## GOAL
Set down exactly the lines in the records below that run from the line with "Give me the" to the line with "freq_err_hz = -499", inclusive, and nothing more.

■ ■ ■

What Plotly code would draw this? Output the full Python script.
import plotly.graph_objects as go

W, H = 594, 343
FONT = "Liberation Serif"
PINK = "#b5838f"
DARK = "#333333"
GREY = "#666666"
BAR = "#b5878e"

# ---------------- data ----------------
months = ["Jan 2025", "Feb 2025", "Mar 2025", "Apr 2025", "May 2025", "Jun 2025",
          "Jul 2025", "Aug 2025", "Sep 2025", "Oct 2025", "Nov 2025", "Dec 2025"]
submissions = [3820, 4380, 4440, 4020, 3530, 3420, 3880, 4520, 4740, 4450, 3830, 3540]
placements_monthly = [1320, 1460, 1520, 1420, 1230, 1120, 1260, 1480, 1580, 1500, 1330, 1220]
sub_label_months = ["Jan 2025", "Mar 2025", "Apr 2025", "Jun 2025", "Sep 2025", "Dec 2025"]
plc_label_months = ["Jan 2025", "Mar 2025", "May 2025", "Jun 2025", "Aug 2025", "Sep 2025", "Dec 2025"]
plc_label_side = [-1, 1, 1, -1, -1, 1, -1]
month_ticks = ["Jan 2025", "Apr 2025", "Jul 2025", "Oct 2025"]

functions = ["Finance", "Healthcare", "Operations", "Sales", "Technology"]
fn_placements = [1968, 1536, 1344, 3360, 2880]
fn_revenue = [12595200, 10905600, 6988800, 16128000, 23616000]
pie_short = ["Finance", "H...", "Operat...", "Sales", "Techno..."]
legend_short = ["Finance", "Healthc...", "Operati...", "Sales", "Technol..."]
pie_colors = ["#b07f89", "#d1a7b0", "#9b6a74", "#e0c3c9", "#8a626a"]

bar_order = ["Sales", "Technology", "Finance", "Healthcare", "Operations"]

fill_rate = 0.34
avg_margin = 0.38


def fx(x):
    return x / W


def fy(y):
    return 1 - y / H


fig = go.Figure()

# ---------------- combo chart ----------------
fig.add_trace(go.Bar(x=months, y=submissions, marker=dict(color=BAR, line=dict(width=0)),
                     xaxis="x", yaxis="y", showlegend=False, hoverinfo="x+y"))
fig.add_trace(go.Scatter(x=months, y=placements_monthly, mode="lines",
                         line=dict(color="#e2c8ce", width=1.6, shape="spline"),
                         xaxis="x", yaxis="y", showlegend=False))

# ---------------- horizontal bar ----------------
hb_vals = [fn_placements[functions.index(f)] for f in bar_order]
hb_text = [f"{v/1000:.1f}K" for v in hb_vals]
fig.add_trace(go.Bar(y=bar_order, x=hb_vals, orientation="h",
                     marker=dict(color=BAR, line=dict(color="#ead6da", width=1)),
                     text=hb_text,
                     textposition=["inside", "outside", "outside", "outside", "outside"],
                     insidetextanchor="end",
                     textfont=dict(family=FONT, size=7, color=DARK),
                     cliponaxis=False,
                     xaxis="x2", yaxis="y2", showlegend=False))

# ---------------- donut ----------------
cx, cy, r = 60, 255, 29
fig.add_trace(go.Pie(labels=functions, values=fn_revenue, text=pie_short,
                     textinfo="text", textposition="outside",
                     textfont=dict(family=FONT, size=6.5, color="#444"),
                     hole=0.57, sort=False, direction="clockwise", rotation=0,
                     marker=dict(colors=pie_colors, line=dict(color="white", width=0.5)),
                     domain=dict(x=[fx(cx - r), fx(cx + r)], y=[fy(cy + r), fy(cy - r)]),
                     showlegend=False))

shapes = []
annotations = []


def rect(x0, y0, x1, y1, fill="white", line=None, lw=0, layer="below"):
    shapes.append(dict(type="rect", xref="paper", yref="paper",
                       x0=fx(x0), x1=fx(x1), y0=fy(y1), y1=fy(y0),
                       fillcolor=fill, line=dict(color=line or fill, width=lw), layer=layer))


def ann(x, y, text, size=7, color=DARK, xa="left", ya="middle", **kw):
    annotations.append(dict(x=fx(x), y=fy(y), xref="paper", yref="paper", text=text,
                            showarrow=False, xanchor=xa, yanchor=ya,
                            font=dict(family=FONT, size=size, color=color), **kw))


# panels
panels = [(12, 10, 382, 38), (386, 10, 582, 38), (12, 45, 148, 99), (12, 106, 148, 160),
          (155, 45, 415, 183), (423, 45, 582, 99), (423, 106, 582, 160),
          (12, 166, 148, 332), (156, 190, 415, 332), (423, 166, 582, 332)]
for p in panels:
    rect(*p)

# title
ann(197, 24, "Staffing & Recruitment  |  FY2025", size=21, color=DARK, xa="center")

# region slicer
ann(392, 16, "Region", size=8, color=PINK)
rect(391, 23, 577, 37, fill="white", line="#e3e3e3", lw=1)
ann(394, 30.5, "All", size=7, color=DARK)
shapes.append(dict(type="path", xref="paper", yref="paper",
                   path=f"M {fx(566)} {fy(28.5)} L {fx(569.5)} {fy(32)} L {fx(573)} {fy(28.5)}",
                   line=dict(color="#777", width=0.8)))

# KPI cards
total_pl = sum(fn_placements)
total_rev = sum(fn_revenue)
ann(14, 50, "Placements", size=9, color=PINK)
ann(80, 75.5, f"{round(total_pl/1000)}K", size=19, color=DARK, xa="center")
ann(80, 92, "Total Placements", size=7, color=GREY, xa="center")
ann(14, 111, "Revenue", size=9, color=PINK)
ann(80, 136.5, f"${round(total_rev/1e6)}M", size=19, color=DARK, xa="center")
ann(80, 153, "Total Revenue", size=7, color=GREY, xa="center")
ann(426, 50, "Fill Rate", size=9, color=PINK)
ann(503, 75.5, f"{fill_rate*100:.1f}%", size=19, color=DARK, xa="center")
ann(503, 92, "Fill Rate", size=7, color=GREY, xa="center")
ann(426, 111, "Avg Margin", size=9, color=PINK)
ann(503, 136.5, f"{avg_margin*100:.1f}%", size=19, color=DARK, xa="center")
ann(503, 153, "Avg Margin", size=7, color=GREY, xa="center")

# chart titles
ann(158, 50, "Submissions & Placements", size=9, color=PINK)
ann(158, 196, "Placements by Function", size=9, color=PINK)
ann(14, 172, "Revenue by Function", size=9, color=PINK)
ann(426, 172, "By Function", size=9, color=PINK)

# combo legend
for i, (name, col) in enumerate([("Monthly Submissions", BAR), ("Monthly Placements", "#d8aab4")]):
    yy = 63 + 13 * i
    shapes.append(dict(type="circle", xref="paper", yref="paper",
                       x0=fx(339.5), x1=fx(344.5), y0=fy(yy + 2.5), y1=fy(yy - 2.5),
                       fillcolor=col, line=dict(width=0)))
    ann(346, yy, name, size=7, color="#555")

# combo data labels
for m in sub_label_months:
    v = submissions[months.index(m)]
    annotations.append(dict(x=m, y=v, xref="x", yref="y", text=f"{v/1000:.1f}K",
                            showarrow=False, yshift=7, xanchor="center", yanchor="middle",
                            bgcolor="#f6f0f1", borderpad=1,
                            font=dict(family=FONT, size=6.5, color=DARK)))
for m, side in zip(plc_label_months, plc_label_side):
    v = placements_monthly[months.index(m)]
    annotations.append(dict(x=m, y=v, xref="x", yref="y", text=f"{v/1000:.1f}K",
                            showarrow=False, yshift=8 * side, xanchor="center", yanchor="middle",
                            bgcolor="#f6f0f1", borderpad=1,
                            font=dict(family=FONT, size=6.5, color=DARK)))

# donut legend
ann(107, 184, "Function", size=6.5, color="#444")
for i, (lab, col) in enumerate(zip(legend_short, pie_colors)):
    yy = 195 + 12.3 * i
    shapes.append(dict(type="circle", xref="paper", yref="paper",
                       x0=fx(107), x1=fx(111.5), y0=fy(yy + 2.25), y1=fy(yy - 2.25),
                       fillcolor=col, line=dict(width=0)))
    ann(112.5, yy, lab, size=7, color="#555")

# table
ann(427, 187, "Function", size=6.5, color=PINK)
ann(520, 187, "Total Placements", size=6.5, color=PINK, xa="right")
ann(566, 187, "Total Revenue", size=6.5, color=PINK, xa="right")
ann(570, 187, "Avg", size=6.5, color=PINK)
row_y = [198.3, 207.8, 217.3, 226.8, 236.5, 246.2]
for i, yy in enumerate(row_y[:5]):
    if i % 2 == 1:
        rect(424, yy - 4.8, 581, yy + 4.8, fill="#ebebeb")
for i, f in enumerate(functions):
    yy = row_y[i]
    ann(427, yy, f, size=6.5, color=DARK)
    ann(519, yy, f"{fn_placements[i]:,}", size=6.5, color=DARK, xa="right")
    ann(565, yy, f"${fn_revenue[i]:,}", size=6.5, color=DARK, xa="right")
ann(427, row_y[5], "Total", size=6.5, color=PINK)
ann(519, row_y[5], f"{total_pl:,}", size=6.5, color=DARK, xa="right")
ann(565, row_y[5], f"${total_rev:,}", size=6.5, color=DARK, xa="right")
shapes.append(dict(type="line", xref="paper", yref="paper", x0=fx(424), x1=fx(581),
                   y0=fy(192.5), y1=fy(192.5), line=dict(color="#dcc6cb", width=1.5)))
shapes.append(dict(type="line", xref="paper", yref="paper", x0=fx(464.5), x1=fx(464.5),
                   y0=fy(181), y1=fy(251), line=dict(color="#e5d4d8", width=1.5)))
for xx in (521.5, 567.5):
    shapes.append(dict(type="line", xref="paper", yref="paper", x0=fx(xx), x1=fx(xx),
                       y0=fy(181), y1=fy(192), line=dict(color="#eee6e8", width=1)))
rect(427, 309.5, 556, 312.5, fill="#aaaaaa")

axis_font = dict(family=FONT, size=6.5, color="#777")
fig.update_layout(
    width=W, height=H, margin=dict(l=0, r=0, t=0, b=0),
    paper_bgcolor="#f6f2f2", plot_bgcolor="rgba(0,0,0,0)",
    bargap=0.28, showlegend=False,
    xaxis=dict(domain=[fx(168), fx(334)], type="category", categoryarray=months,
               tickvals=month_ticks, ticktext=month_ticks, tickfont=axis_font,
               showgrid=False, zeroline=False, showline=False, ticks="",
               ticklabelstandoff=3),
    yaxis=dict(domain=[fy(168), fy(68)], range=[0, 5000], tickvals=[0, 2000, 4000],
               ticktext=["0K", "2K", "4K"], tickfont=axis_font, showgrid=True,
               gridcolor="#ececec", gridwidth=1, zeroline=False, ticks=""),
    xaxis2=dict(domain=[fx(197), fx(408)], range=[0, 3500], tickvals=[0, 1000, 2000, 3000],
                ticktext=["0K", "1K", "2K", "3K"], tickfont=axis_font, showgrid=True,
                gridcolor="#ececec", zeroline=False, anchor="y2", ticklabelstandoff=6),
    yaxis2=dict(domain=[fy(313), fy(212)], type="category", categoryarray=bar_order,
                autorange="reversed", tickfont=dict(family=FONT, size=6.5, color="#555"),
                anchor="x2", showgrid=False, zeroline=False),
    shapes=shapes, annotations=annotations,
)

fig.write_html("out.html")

■ ■ ■

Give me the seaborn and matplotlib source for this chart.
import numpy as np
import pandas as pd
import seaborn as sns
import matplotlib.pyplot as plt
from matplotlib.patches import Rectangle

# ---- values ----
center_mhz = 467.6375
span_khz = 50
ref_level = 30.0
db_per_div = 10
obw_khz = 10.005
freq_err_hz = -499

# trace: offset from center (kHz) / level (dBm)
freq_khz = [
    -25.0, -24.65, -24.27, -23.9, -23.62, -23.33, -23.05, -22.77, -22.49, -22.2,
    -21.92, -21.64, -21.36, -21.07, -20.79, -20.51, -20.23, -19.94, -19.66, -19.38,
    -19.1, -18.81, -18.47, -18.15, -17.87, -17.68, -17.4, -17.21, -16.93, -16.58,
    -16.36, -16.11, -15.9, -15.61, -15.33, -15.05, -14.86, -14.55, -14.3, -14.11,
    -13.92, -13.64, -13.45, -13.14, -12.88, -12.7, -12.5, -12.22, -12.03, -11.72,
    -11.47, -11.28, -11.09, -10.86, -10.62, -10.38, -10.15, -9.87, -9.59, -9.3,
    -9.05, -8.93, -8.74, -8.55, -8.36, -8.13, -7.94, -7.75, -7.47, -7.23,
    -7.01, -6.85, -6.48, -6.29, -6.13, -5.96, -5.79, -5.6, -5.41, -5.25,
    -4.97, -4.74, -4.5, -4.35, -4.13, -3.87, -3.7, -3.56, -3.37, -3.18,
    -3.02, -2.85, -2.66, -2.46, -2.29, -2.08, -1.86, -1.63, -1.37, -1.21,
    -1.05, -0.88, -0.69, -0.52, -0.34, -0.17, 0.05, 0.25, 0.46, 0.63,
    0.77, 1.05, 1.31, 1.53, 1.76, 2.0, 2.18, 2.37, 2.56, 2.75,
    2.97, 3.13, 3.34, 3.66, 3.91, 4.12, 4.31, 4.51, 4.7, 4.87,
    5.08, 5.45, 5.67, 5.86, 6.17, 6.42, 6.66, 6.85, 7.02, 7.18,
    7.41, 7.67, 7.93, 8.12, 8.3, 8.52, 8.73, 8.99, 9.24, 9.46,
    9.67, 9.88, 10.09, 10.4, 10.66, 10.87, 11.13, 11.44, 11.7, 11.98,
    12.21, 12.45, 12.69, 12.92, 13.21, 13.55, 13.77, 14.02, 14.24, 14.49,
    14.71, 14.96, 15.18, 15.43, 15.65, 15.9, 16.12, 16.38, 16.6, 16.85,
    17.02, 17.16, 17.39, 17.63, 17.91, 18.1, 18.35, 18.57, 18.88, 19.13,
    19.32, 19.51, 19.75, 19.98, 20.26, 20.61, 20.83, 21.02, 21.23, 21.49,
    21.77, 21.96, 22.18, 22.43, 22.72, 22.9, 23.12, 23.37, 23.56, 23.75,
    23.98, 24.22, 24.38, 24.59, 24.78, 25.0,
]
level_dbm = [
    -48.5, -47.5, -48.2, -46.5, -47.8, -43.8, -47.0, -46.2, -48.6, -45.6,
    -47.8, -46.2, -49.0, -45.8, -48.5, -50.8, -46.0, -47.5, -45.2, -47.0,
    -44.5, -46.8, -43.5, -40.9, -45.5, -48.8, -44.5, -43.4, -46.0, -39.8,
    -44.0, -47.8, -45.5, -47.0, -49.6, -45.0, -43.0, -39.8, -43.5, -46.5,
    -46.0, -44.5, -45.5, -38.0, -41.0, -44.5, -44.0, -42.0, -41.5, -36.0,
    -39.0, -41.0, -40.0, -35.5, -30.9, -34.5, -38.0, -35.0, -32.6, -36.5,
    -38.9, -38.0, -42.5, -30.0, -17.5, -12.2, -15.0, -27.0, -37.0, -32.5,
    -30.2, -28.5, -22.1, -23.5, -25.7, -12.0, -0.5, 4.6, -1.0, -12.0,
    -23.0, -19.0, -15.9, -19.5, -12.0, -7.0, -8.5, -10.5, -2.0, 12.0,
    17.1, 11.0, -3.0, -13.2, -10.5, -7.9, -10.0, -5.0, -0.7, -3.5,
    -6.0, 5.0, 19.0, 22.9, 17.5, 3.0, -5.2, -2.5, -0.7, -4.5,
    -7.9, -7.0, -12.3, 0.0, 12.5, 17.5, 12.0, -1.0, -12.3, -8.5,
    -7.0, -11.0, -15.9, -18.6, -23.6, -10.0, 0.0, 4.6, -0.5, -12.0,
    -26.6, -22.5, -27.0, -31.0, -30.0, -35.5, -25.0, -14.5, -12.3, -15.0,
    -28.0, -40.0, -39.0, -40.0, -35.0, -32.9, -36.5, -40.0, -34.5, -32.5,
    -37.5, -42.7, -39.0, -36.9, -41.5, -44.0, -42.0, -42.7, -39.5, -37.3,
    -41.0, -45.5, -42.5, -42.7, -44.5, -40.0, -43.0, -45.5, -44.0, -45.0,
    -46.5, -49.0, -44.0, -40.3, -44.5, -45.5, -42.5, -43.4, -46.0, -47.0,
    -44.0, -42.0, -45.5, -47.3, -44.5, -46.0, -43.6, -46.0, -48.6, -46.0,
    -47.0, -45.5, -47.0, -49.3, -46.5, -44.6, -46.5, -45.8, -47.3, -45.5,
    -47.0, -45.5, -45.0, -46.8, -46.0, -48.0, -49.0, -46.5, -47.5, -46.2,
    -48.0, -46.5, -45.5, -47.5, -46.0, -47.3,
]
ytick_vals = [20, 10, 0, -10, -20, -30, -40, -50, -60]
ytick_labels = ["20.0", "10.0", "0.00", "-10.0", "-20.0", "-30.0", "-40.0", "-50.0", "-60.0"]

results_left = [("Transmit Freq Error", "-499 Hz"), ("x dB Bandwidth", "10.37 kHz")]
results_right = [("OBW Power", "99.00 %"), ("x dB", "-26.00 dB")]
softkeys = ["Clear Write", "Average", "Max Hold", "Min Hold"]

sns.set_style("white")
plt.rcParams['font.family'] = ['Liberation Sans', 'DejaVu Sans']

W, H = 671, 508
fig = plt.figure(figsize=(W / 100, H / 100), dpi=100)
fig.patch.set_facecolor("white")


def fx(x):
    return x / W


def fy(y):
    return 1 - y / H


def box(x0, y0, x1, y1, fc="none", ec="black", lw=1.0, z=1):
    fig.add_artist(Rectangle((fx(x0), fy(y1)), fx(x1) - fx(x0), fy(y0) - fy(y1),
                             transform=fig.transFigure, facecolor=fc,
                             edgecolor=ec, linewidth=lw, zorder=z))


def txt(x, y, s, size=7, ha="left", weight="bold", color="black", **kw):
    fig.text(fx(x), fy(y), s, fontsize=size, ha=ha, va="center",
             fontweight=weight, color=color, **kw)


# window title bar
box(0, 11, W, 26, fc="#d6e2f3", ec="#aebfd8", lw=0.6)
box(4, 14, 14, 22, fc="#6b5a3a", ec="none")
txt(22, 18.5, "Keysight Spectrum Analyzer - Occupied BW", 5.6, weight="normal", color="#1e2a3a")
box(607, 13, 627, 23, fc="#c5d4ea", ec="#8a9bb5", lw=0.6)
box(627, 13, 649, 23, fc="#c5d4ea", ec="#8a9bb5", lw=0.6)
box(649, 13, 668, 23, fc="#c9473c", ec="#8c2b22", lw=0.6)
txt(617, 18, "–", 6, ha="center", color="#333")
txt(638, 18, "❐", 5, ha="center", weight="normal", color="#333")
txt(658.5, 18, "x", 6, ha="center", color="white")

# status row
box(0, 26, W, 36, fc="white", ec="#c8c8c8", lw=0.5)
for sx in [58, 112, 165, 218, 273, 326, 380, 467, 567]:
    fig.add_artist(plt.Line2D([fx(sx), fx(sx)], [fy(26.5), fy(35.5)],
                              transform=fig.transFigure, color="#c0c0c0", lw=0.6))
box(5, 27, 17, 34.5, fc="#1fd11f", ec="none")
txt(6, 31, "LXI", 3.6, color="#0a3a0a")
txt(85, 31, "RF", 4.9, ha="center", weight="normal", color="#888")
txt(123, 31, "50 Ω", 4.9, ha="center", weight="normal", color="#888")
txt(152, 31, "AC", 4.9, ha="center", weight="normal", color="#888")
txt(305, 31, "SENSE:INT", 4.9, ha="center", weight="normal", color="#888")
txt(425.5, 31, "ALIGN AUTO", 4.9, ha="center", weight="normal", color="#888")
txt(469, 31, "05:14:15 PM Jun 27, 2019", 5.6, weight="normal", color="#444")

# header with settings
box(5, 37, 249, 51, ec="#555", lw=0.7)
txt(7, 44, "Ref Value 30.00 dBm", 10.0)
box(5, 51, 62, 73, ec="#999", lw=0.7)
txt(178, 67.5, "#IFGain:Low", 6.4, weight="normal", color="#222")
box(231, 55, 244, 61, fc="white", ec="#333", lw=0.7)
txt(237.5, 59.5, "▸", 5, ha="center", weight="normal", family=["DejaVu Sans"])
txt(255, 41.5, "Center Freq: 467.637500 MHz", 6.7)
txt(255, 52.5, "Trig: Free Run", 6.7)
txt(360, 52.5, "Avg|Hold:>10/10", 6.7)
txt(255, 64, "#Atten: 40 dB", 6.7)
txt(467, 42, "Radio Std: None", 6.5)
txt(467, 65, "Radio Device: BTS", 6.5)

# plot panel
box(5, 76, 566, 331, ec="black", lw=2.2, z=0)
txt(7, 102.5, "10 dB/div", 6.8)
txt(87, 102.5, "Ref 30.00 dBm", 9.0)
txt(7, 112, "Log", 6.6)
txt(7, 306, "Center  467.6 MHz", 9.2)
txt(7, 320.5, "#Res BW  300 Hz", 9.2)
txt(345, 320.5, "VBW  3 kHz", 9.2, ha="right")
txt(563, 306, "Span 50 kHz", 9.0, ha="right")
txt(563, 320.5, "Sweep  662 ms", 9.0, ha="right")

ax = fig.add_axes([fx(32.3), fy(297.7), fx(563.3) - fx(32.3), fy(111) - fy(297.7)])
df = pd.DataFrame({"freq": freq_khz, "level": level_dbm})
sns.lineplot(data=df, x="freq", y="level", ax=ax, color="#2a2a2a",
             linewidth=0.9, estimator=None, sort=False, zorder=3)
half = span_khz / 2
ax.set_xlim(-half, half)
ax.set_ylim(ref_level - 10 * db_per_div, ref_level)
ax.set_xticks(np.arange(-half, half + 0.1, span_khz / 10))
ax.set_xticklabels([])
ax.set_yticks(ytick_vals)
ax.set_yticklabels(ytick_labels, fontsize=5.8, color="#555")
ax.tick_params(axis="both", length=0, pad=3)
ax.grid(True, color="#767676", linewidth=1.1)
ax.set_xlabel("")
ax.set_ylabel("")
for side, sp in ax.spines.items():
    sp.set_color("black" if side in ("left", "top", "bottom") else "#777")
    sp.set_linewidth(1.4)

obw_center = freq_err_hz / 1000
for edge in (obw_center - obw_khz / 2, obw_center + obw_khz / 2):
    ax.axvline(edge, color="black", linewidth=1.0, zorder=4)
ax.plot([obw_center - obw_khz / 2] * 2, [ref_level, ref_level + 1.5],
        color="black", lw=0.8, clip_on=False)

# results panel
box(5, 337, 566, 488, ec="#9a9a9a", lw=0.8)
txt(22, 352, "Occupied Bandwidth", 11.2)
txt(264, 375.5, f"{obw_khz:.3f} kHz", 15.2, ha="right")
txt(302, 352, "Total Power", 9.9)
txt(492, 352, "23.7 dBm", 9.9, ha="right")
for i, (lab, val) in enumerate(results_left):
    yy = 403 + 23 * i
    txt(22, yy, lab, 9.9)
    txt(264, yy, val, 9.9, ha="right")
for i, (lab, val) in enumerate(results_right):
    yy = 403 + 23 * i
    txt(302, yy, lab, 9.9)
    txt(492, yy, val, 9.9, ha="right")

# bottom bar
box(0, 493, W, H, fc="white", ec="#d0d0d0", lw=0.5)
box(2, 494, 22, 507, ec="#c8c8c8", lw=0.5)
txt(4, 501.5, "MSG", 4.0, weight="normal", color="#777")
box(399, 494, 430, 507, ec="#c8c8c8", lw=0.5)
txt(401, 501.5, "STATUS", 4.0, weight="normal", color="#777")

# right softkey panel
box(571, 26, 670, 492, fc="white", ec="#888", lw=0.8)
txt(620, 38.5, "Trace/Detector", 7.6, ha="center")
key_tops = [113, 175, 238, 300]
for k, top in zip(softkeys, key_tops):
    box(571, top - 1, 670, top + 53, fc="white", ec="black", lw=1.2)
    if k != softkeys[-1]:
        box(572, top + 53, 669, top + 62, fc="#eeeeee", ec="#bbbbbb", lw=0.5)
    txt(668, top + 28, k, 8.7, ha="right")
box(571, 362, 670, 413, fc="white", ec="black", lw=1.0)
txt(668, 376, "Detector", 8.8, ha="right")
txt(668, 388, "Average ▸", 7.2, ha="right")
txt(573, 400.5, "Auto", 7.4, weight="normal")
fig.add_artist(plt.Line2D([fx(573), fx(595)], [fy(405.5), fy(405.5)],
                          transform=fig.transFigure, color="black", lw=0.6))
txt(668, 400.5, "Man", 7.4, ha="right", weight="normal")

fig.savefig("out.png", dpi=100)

■ ■ ■

## ANSWER TO THE TASK
Give me the seaborn and matplotlib source for this chart.
import numpy as np
import pandas as pd
import seaborn as sns
import matplotlib.pyplot as plt
from matplotlib.patches import Rectangle

# ---- values ----
center_mhz = 467.6375
span_khz = 50
ref_level = 30.0
db_per_div = 10
obw_khz = 10.005
freq_err_hz = -499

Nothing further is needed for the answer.